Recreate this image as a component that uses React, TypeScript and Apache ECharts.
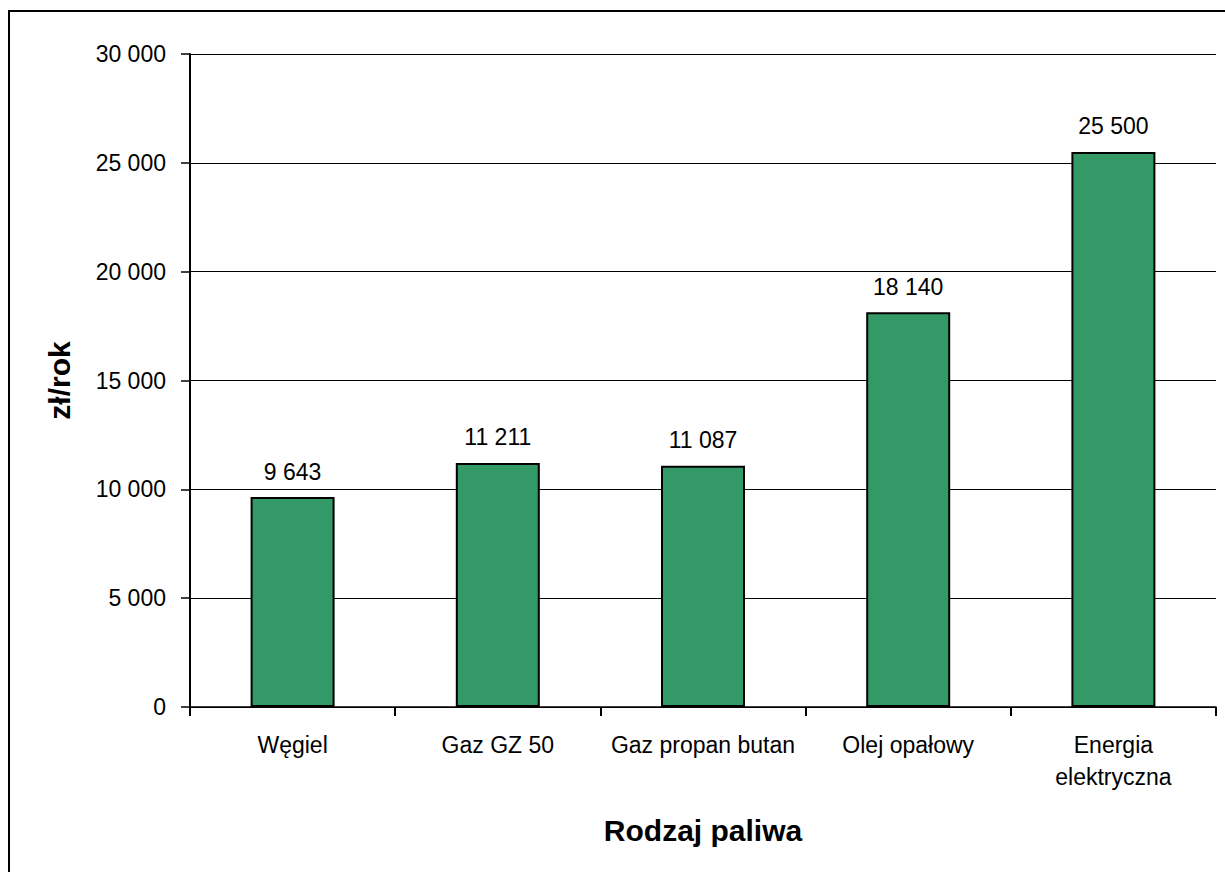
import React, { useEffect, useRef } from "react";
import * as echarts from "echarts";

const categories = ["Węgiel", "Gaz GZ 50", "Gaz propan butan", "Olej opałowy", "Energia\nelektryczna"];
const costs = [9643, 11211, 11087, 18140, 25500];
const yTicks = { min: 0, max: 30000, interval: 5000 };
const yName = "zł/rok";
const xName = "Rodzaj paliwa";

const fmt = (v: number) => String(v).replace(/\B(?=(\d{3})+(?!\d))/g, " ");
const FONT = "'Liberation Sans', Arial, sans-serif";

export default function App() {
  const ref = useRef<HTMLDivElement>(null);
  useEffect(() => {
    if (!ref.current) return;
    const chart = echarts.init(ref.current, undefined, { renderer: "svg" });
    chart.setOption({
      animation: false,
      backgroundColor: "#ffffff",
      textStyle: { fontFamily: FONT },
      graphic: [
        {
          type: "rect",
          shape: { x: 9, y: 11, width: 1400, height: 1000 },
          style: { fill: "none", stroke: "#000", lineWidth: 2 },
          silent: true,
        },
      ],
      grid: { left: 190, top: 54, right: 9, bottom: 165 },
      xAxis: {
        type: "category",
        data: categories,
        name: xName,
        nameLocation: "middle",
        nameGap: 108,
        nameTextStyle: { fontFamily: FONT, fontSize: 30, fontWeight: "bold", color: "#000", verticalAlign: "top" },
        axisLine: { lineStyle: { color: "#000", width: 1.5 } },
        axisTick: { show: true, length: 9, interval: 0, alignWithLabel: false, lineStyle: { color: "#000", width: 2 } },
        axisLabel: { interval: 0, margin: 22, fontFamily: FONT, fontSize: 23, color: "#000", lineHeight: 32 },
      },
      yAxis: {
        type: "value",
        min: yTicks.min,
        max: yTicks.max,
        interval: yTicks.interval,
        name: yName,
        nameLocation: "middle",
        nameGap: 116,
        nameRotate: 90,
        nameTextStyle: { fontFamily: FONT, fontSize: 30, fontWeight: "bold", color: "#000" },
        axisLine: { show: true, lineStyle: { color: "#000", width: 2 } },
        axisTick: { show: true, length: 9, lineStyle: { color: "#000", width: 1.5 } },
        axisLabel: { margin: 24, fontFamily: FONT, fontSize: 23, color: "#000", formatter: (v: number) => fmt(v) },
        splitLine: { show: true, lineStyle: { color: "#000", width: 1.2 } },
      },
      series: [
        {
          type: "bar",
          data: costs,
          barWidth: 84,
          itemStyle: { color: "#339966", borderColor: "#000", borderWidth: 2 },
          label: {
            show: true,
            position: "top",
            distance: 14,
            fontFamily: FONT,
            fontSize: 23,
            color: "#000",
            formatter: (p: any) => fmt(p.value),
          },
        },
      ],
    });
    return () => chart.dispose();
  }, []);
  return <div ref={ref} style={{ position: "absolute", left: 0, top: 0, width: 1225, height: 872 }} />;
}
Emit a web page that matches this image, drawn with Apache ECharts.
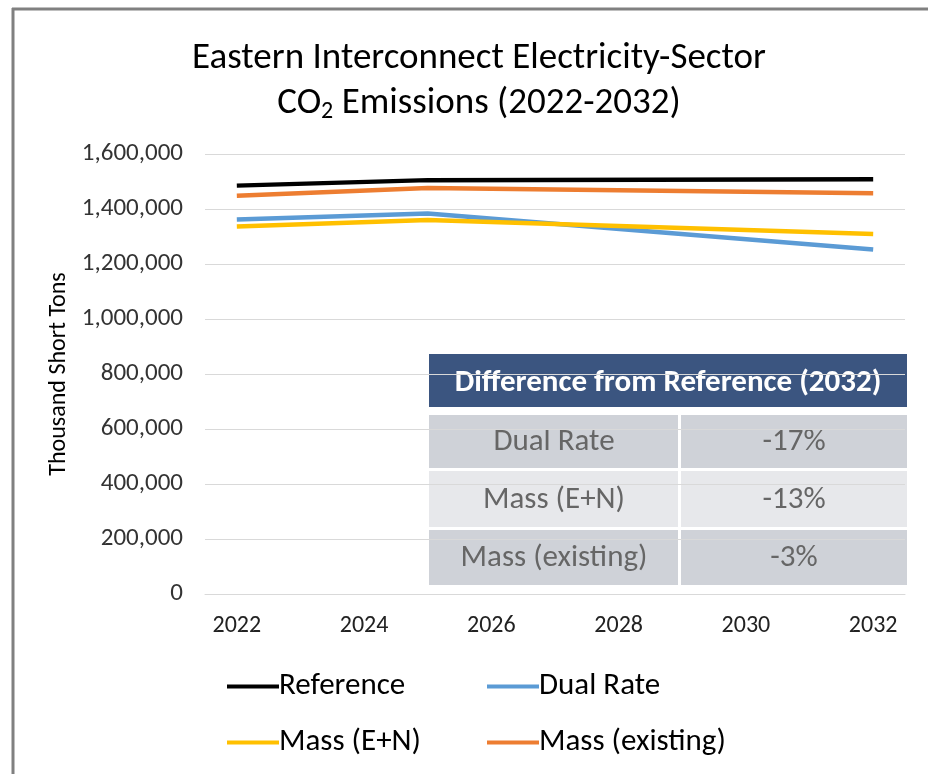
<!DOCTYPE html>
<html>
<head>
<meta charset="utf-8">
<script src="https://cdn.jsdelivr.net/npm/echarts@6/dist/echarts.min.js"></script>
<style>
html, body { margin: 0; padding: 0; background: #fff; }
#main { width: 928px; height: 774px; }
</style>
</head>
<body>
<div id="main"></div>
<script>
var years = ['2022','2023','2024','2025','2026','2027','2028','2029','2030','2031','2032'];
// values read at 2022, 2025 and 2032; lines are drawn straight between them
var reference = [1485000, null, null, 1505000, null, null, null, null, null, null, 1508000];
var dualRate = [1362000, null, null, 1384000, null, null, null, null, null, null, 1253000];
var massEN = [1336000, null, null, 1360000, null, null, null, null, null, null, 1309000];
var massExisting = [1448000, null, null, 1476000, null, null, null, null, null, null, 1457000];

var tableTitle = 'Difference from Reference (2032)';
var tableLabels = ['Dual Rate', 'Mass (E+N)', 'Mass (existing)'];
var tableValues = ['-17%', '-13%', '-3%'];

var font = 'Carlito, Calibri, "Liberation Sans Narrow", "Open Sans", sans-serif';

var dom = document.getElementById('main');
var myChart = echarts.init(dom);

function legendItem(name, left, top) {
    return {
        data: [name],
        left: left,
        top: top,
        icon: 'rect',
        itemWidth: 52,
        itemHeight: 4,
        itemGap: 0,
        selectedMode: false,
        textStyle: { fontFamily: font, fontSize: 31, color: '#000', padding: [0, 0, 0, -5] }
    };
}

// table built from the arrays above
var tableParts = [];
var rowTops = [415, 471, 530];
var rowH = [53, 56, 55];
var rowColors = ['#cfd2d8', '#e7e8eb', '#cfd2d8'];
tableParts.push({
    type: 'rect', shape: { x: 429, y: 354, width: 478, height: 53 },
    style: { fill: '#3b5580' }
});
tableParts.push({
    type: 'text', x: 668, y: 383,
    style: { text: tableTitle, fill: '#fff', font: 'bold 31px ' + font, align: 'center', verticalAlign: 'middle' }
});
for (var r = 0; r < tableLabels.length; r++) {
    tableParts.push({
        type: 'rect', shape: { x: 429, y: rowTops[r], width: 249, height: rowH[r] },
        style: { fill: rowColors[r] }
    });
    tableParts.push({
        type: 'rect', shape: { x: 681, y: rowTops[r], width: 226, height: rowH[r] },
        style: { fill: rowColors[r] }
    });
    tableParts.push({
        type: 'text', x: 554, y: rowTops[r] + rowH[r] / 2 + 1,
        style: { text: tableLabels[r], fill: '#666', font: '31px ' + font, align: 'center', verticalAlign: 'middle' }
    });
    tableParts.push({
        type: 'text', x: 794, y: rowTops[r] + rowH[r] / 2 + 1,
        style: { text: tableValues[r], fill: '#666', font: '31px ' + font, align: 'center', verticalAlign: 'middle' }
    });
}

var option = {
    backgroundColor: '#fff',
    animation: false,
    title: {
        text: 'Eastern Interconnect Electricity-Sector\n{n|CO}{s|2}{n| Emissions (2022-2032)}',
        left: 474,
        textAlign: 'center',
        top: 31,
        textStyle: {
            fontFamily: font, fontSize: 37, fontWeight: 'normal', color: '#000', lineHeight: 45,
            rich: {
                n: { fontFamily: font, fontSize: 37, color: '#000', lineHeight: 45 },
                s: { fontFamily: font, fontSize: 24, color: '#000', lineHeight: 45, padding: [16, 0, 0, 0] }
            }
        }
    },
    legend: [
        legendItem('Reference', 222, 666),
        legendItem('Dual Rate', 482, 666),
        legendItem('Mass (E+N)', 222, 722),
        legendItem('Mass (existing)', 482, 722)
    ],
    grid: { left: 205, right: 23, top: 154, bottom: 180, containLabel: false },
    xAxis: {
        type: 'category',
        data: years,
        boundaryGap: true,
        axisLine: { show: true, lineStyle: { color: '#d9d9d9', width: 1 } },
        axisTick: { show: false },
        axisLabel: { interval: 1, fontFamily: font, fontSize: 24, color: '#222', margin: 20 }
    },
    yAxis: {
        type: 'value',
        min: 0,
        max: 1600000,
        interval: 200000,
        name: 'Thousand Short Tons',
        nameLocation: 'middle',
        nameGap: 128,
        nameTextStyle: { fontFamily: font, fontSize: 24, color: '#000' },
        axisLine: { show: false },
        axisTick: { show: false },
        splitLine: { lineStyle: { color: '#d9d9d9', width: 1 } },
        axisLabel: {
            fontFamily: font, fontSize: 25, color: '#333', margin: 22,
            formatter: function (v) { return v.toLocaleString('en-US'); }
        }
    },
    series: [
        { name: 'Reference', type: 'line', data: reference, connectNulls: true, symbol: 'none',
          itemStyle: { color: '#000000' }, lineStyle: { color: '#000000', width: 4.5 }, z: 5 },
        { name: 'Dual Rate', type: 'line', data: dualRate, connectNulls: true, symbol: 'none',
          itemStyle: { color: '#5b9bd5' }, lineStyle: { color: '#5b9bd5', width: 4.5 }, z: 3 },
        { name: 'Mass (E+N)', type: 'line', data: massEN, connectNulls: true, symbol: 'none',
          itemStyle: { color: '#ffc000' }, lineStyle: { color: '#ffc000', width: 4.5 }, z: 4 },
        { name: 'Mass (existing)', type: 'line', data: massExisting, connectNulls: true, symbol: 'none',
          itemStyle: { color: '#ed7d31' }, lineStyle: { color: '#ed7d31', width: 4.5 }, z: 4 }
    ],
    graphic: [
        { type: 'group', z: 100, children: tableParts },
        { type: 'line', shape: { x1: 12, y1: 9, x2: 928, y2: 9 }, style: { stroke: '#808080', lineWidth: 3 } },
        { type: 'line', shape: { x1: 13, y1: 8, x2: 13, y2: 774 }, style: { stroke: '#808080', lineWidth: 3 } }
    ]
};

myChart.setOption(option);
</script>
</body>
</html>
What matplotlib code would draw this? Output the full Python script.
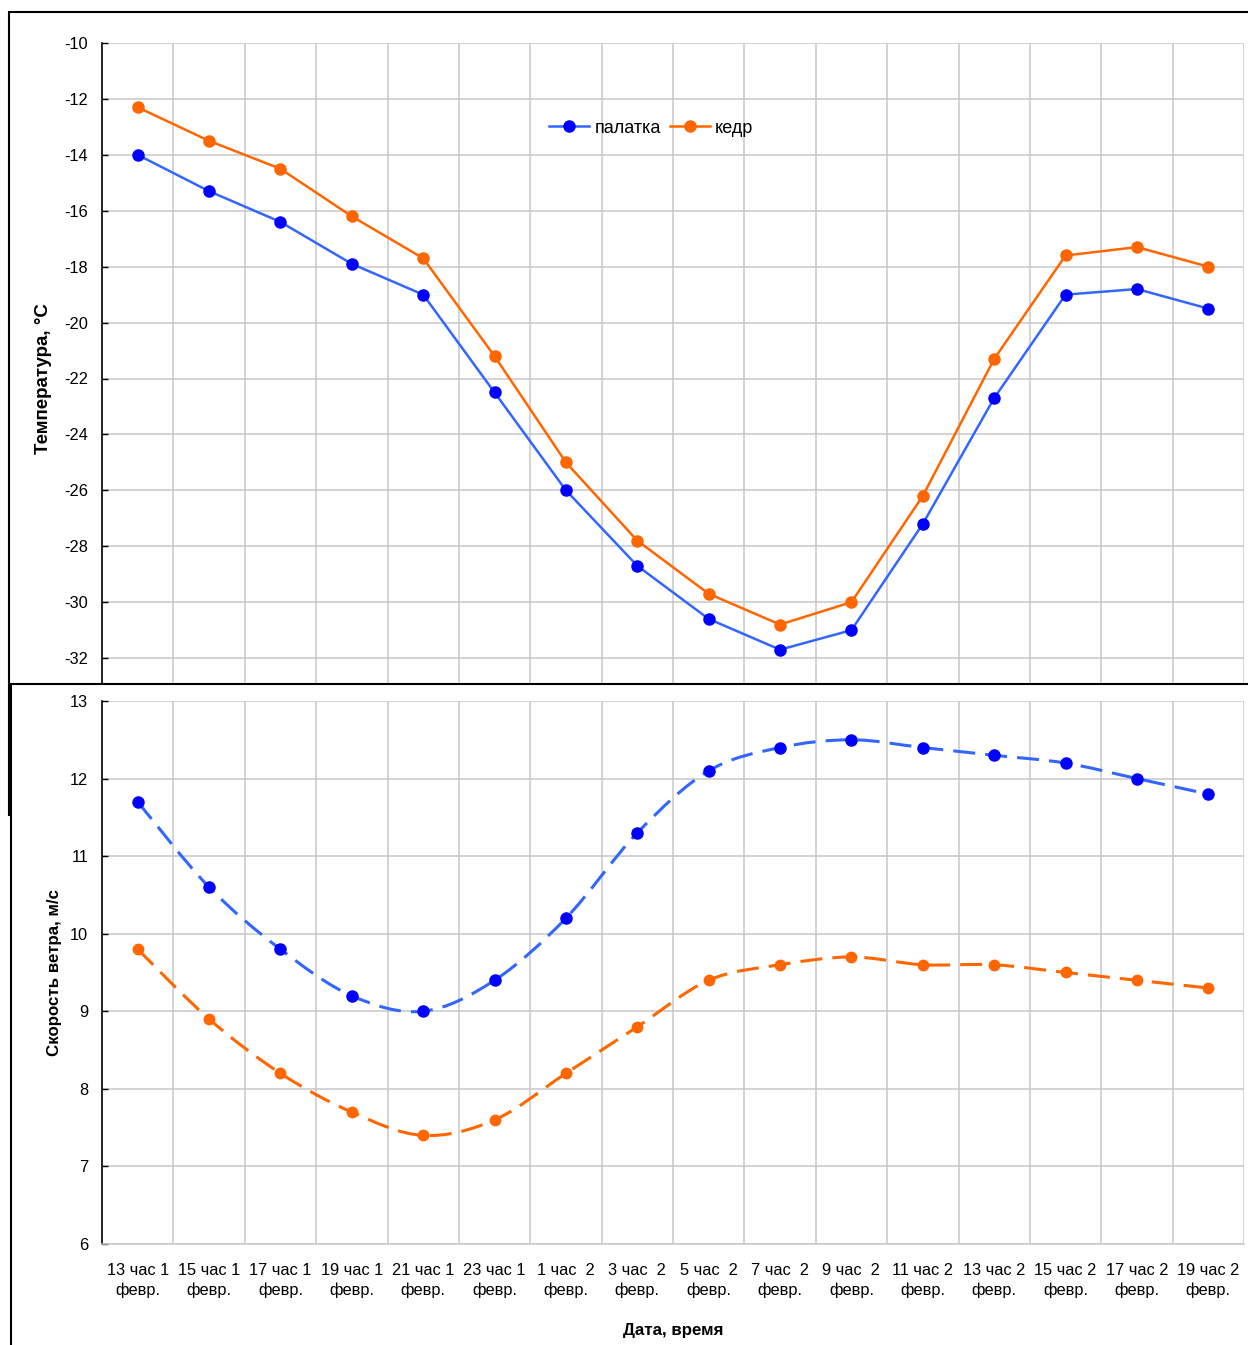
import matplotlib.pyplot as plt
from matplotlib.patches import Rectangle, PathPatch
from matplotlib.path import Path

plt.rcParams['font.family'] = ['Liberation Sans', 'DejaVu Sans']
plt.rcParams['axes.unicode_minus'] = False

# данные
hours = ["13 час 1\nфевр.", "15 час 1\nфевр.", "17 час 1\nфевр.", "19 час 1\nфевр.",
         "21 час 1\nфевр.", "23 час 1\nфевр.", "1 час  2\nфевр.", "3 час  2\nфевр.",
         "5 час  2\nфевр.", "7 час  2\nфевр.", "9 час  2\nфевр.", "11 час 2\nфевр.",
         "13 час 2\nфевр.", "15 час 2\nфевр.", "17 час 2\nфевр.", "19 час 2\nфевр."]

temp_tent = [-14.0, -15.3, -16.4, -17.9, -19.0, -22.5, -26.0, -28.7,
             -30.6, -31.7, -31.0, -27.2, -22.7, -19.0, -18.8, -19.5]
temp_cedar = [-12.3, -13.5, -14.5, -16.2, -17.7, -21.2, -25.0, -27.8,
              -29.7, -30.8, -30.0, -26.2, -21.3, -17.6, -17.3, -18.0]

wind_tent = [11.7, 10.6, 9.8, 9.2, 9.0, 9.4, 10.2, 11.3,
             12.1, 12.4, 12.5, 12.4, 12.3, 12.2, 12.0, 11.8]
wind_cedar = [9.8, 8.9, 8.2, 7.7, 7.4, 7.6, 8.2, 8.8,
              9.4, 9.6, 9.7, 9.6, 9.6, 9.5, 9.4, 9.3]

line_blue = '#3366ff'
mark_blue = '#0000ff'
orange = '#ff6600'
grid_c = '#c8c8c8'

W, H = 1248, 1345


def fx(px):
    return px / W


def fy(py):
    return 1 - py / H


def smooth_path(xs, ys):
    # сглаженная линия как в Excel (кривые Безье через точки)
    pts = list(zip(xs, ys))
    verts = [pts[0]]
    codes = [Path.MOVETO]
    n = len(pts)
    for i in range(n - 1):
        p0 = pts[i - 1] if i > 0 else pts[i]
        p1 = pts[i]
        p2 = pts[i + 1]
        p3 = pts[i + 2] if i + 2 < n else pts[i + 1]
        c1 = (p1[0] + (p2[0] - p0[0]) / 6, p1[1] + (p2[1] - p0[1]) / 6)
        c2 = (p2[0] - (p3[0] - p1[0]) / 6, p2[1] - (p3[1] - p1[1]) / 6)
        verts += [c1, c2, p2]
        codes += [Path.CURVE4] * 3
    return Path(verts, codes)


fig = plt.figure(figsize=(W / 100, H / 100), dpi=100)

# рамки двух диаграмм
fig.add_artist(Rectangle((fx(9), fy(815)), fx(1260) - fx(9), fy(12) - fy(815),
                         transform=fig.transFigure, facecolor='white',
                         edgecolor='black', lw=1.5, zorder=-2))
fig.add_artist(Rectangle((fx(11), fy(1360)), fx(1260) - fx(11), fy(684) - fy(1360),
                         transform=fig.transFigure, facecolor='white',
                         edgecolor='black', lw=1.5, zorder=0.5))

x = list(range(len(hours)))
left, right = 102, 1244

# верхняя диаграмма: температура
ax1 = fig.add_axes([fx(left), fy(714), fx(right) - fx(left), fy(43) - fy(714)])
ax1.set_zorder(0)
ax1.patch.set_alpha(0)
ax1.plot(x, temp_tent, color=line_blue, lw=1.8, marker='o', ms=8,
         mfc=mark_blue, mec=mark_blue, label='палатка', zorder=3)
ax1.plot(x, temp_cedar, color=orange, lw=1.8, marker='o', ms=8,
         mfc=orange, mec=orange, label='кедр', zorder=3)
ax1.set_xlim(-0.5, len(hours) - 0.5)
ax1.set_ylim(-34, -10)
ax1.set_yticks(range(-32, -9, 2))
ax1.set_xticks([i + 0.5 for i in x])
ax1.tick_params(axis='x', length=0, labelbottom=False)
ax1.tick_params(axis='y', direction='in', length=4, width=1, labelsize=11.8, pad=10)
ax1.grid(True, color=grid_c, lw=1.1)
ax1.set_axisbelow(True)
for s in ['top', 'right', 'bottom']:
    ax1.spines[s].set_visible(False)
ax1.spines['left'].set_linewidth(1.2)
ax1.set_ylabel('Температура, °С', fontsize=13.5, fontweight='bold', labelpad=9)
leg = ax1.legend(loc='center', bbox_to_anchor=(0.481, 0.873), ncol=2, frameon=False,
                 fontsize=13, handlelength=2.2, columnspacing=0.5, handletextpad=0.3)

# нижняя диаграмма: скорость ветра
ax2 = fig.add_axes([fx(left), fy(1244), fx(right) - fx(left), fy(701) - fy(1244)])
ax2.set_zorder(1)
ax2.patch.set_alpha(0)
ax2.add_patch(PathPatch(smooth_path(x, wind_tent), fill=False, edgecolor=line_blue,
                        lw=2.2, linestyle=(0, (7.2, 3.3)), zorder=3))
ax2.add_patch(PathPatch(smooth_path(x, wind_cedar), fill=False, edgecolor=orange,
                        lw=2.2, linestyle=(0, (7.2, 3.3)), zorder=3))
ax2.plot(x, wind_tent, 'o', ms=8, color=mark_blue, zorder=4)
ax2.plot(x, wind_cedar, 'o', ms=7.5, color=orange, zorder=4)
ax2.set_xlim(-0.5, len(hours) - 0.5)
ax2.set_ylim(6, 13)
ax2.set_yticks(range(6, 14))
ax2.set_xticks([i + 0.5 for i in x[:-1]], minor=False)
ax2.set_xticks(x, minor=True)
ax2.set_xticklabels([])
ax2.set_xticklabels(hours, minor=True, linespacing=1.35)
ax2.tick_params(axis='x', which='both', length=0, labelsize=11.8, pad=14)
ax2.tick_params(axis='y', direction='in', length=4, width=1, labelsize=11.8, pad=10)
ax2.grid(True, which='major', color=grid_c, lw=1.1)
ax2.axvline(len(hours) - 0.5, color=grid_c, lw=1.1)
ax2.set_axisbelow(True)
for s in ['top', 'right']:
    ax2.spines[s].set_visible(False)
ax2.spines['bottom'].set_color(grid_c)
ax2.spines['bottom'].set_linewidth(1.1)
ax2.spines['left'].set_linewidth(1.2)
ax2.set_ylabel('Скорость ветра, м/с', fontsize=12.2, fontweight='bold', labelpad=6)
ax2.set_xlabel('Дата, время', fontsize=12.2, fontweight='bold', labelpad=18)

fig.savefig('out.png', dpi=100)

== The exercise ==
Starting at the first line of the entries, restate word for word everything through the line that holds "import * as", both ends included, but omit any pictures.

== Answer in full ==
Recreate this image as a component that uses React, TypeScript and Apache ECharts.
import React, { useEffect, useRef } from "react";
import * as echarts from "echarts";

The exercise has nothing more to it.